Following his advanced deadlift program and advanced squat program, Jonnie Candito’s advanced bench press program is a bench-focused program for athletes looking to bust through stubborn plateaus. The program is explained in great detail in this PDF. I have pulled out some of the most important parts in the below overview, but if you wish the run the program I strongly recommend reading the PDF. It includes much more detail and explains the methodology behind accessory selection, which is omitted here in the interest of brevity.
There is also a nifty combination of this bench program along with the squat and deadlift programming from Jonnie’s popular 6 Week Strength Program, which is here: Candito 6 Week Program + Advanced Bench Hybrid Program
Of course, if you enjoyed the program, please consider donating to Jonnie (PayPal link on site).
Table of Contents
Candito Advanced Bench Press Program Spreadsheet
2/20/20 Update: An all-star Lift Vault reader edited the spreadsheet to fix the kg function and fixed the week 6 day 1 pin press weight calculation. Thank you, L.Y.!
Candito Advanced Bench Press Program Overview
These are excerpts from the program description PDF on Jonnie’s site (link).
Goal and Context of Program
This program is built primarily for an advanced lifter looking to set aside a period of time to focus on overloading the bench press with high frequency, volume, and specificity. Also this is executed while varying the approach from normal training outside of this specialized program as well as within the cycle (dramatic difference between first 3 weeks vs the rest). This is intentional because after a certain point, even with smart training, you tend to run into a wall especially as a natural lifter.
First 3 weeks Maximum Fatigue Phase
5x a week, goal is fatigue + accumulating high weekly volume with emphasis on accessories. Skill in bench press developed very well too but bar speed kept fast as effort on competition lift is low. Goal is simply working so hard that your body has no choice but to react to the collective stimulus. On week 3 a range is given it is intentional to allow for autoregulation based on the day. I recommend hitting the max end of that range at least once during the week. Also, the reason behind building up to 90% by week 3 is to essentially have a minipeak within the cycle when fatigued.
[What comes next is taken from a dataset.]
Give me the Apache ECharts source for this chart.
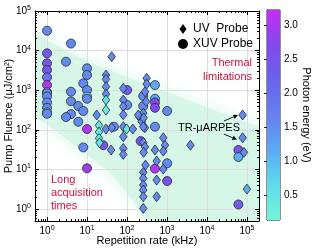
<!DOCTYPE html>
<html><head><meta charset="utf-8">
<script src="https://cdn.jsdelivr.net/npm/echarts@6/dist/echarts.min.js"></script>
<style>html,body{margin:0;padding:0;background:#fff}#c{width:318px;height:250px}</style>
</head><body><div id="c"></div>
<script>
// ---------- data ----------
// XUV probe (circles): repetition rate (kHz), pump fluence (µJ/cm²), photon energy (eV)
const xuvRate    = [1,1,1,1,1,1,1,1,1,1,1,1,1, 3.97,2.98,3.97,3.97,3.97,2.98,6.06,6.06,8.06,8.06, 10,10,10,10,10,10,8.06,10, 25.5,101,101,47, 255,255,500,500,500,500,1010,500,220,500,1010,1010, 61000,61000,61000];
const xuvFluence = [31800,8550,4780,3240,2120,1350,900,840,700,490,360,275,255, 15100,5250,920,525,250,210,400,160,300,1490, 3570,2420,1010,690,610,105,36,10.7, 41,1010,423,120, 714,399,1350,610,490,360,300,120,52,10.5,14.3,5.1, 31,20.6,1.31];
const xuvEnergy  = [1.55,2.35,2.5,2.5,1.9,3.1,0.4,1.55,1.55,1.55,1.55,0.4,1.55, 1.55,1.55,1.55,1.55,1.55,1.55,1.55,1.55,1.55,1.55, 1.55,1.55,1.55,0.45,1.55,3.1,1.55,2.9, 2.5,2.3,1.55,1.55, 1.55,1.55,1.15,1.15,2.7,2.7,1.55,1.55,2.5,3.1,1.55,2.5, 2.5,1.15,2.4];
// UV probe (diamonds)
const uvRate    = [41.4,29.8,29.8,29.8,29.8,29.8,29.8, 80.6,80.6,80.6,80.6,80.6,80.6,80.6,80.6, 40,17.5,29.8,41.4, 19.9,19.9,19.9,20.5,98,140, 310,310,281,300,255,211,233,281,255,191,260, 255,281,260,500,806,889,806,3860, 552,290,255,806,255,552,255,255,255,552,255, 78000,78000,84000,99800];
const uvFluence = [7010,2420,1885,1225,800,566,316, 1117,566,390,240,120,67,34,24, 31,237,105,113, 130,88,61,47,105,105, 2000,1435,916,520,265,205,160,113,120,237,200, 48,37,27,31,63,41,29,41, 16.3,12.9,8.45,10.2,5.96,5.4,4.04,3.02,2.05,2.05,1.04, 237,63,27,3.2];
const uvEnergy  = [1.55,1.55,1.55,1.55,1.55,0.55,0.35, 1.55,1.55,1.55,1.55,1.55,1.55,1.55,1.55, 1.55,1.55,1.55,1.55, 0.45,0.4,0.45,0.5,0.4,1.55, 1.55,1.55,1.55,1.55,1.55,1.55,1.55,1.55,1.55,1.55,1.55, 1.55,1.55,1.55,1.55,1.55,1.55,1.55,1.55, 1.55,1.55,1.55,1.55,1.55,1.55,1.55,1.55,1.55,1.55,1.55, 1.55,1.55,1.55,1.15];

const decadeTicks = [1,10,100,1000,10000,100000];
const cbTicks = [0.5,1.0,1.5,2.0,2.5,3.0];
const cbRange = [0.13, 3.22];
const cmap = ['#72f6d8','#5cdcec','#5aaaf4','#6680f0','#6764ec','#8548ee','#c52ef6'];
// shaded "practical" band (data coordinates)
const bandRate    = [0.21, 11.9, 375, 500000, 500000, 667, 42, 6.7, 0.21];
const bandFluence = [39400, 4860, 1277, 83, 0.22, 0.22, 7.65, 32.7, 423];
// annotation arrows (data coordinates)
const arrowFrom = [[26500,167],[26500,78]];
const arrowTo   = [[59400,237],[56100,57]];

const xRange = [0.5, 2e5], yRange = [0.5, 1e5];
const minorX = [], minorY = [];
for (let k=-1;k<=5;k++) for (let m=2;m<=9;m++){ const v=m*Math.pow(10,k); if(v>=xRange[0]&&v<=xRange[1]) minorX.push(v); if(v>=yRange[0]&&v<=yRange[1]) minorY.push(v); }

// ---------- chart ----------
const F = '"Liberation Sans", Arial, Helvetica, sans-serif';
const chart = echarts.init(document.getElementById('c'), null, {renderer:'canvas'});
const supLabel = {
  customValues: decadeTicks, margin: 4, color:'#000', fontFamily: F,
  formatter: v => '{b|10}{e|' + Math.round(Math.log10(v)) + '}',
  rich: { b:{fontSize:10, fontFamily:F, color:'#000', lineHeight:13}, e:{fontSize:7, fontFamily:F, color:'#000', lineHeight:7, verticalAlign:'top'} }
};
function logAxis(extra){
  return Object.assign({type:'log', logBase:10, gridIndex:0, z:2, axisLine:{show:true, onZero:false, lineStyle:{color:'#000', width:1}},
    axisTick:{show:true, inside:true, length:4, customValues:decadeTicks, lineStyle:{color:'#000', width:1}},
    axisLabel:{show:false}, splitLine:{show:false}, minorTick:{show:false}}, extra);
}
function minorAxis(extra, vals){
  return Object.assign({type:'log', logBase:10, gridIndex:0, z:2, axisLine:{show:false},
    axisTick:{show:true, inside:true, length:2, customValues:vals, lineStyle:{color:'#000', width:1}},
    axisLabel:{show:false}, splitLine:{show:false}}, extra);
}
const nameStyle = {fontSize:11, color:'#000', fontFamily:F};
const toData = (a,b,c)=>a.map((v,i)=>[v,b[i],c[i]]);

const option = {
  animation:false,
  backgroundColor:'#fff',
  grid:[
    {left:35, top:11, width:224, height:210, outerBoundsMode:'none', containLabel:false},
    {left:267, top:10, width:13, height:210, show:true, borderColor:'#222', borderWidth:1, outerBoundsMode:'none', containLabel:false}
  ],
  xAxis:[
    logAxis({min:xRange[0], max:xRange[1], position:'bottom', axisLabel:supLabel,
      splitLine:{show:true, lineStyle:{color:'#dedede', width:1}},
      name:'Repetition rate (kHz)', nameLocation:'middle', nameGap:14, nameMoveOverlap:false, nameTextStyle:nameStyle}),
    logAxis({min:xRange[0], max:xRange[1], position:'top'}),
    minorAxis({min:xRange[0], max:xRange[1], position:'bottom'}, minorX),
    minorAxis({min:xRange[0], max:xRange[1], position:'top'}, minorX),
    {type:'value', gridIndex:1, min:0, max:1, show:false}
  ],
  yAxis:[
    logAxis({min:yRange[0], max:yRange[1], position:'left', axisLabel:supLabel,
      splitLine:{show:true, lineStyle:{color:'#dedede', width:1}},
      name:'Pump Fluence (μJ/cm²)', nameLocation:'middle', nameGap:21, nameMoveOverlap:false, nameTextStyle:nameStyle}),
    logAxis({min:yRange[0], max:yRange[1], position:'right'}),
    minorAxis({min:yRange[0], max:yRange[1], position:'left'}, minorY),
    minorAxis({min:yRange[0], max:yRange[1], position:'right'}, minorY),
    {type:'value', gridIndex:1, min:cbRange[0], max:cbRange[1], position:'right',
      axisLine:{show:true, lineStyle:{color:'#222'}},
      axisTick:{show:true, inside:true, length:3, customValues:cbTicks, lineStyle:{color:'#222'}},
      axisLabel:{customValues:cbTicks, formatter:v=>v.toFixed(1), fontSize:10, fontFamily:F, color:'#000', margin:4},
      splitLine:{show:false},
      name:'Photon energy (eV)', nameLocation:'middle', nameRotate:-90, nameGap:21, nameMoveOverlap:false, nameTextStyle:nameStyle}
  ],
  visualMap:{type:'continuous', show:false, min:cbRange[0], max:cbRange[1], dimension:2, seriesIndex:[1,2], inRange:{color:cmap}},
  legend:{
    data:[
      {name:'UV  Probe', icon:'path://M0,-10L7,0L0,10L-7,0Z', itemStyle:{color:'#000', borderWidth:0}},
      {name:'XUV Probe', icon:'circle', itemStyle:{color:'#000', borderWidth:0}}
    ],
    orient:'vertical', left:173, top:18, itemWidth:10, itemHeight:10, itemGap:3, selectedMode:false,
    textStyle:{fontSize:12, fontFamily:F, color:'#000'}
  },
  series:[
    {type:'custom', name:'band', xAxisIndex:0, yAxisIndex:0, clip:true, z:1, silent:true,
      data:[[1,1]],
      renderItem:(params, api)=>{
        const pts = bandRate.map((x,i)=>api.coord([x, bandFluence[i]]));
        return {type:'polygon', shape:{points:pts}, style:{fill:'#d6f7e8', shadowBlur:16, shadowColor:'#d6f7e8'}};
      }},
    {type:'scatter', name:'XUV Probe', xAxisIndex:0, yAxisIndex:0, symbol:'circle', symbolSize:9, z:3,
      itemStyle:{borderColor:'#2a2a2a', borderWidth:0.8, opacity:1},
      data: toData(xuvRate, xuvFluence, xuvEnergy)},
    {type:'scatter', name:'UV  Probe', xAxisIndex:0, yAxisIndex:0, symbol:'diamond', symbolSize:[7.5,10], z:4,
      itemStyle:{borderColor:'#2a2a2a', borderWidth:0.8, opacity:1},
      data: toData(uvRate, uvFluence, uvEnergy)},
    {type:'custom', name:'colorbar', xAxisIndex:4, yAxisIndex:4, silent:true,
      data:[[0, cbRange[0]]],
      renderItem:(params, api)=>{
        const p0 = api.coord([0, cbRange[1]]), p1 = api.coord([1, cbRange[0]]);
        return {type:'rect', shape:{x:p0[0], y:p0[1], width:p1[0]-p0[0], height:p1[1]-p0[1]},
          style:{fill:{type:'linear', x:0, y:1, x2:0, y2:0, colorStops:cmap.map((c,i)=>({offset:i/(cmap.length-1), color:c}))}}};
      }}
  ]
};
chart.setOption(option);

function arrow(p0, p1){
  const dx=p1[0]-p0[0], dy=p1[1]-p0[1], L=Math.hypot(dx,dy), ux=dx/L, uy=dy/L;
  const hl=4.5, hw=2.3, bx=p1[0]-ux*hl, by=p1[1]-uy*hl;
  return [
    {type:'line', shape:{x1:p0[0], y1:p0[1], x2:bx, y2:by}, style:{stroke:'#000', lineWidth:0.9}, z:10},
    {type:'polygon', shape:{points:[[p1[0],p1[1]],[bx-uy*hw, by+ux*hw],[bx+uy*hw, by-ux*hw]]}, style:{fill:'#000'}, z:10}
  ];
}
const g = [
  {type:'text', x:252, y:70, z:10, style:{text:'Thermal\nlimitations', align:'right', verticalAlign:'middle', lineHeight:14, fill:'#d0103a', font:'11px '+F}},
  {type:'text', x:51, y:193, z:10, style:{text:'Long\nacquisition\ntimes', align:'left', verticalAlign:'middle', lineHeight:13, fill:'#d0103a', font:'11px '+F}},
  {type:'text', x:209, y:128, z:10, style:{text:'TR-μARPES', align:'center', verticalAlign:'middle', fill:'#000', font:'11px '+F}}
];
arrowFrom.forEach((a,i)=>{
  const p0 = chart.convertToPixel({gridIndex:0}, a), p1 = chart.convertToPixel({gridIndex:0}, arrowTo[i]);
  g.push(...arrow(p0,p1));
});
chart.setOption({graphic:g});
</script></body></html>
It will help you get a good judgement on how realistic your goal max is which is useful since most of the cycle is so deep into being submaximal.
Weeks 4 High Volume W/ Specificity And Full Recovery Phase
2x a week, goal is as much volume per session on the bench itself while being able to keep intensity gradually climbing. Expect great deal of soreness but near full recovery in between sessions.
Week 5 High Intensity Peak Set Phase
Goal is to hit some rep PRs but intentionally keeping it to a conservative 3 rep peak set followed by the next workout being a true 5 rep max at the end with backoff sets to keep volume up. The philosophy on this program is valuing volume with an extremely short and minor taper off on the bench press compared to what I recommend on the squat/deadlift.
Week 6 Max Out Phase
What Is An “Advanced Lifter”?
This question is similar to what constitutes an elite powerlifter in that there is no universally agreed upon answer, but it sounds official so we all just roll with it. So the real question is what is my personal definition of an advanced lifter? That entirely based on one aspect and one aspect alone. Rate of progress.
It is entirely irrelevant if you bench press 225 pounds or 500 pounds for a 1 rep max. If you are unable to make consistent, testable (ie not under the minimum increments in your gym) progress each month then you are advanced by my definition. Percentages already handle accommodating different strength levels easily. Deciding duration of the training cycle and approach to projected strength increase is the tricky part requiring more division based on advancement. There are other perfectly valid definitions that shorten the time table to weekly progress for an intermediate and trackable progress straight from the previous workout to the next for novice. But since the gap between novice vs intermediate is already so short in comparison to intermediate vs advanced with my approach, I don’t like to use a version which splits hairs even more between those groups while expanding the already ambiguous advanced group.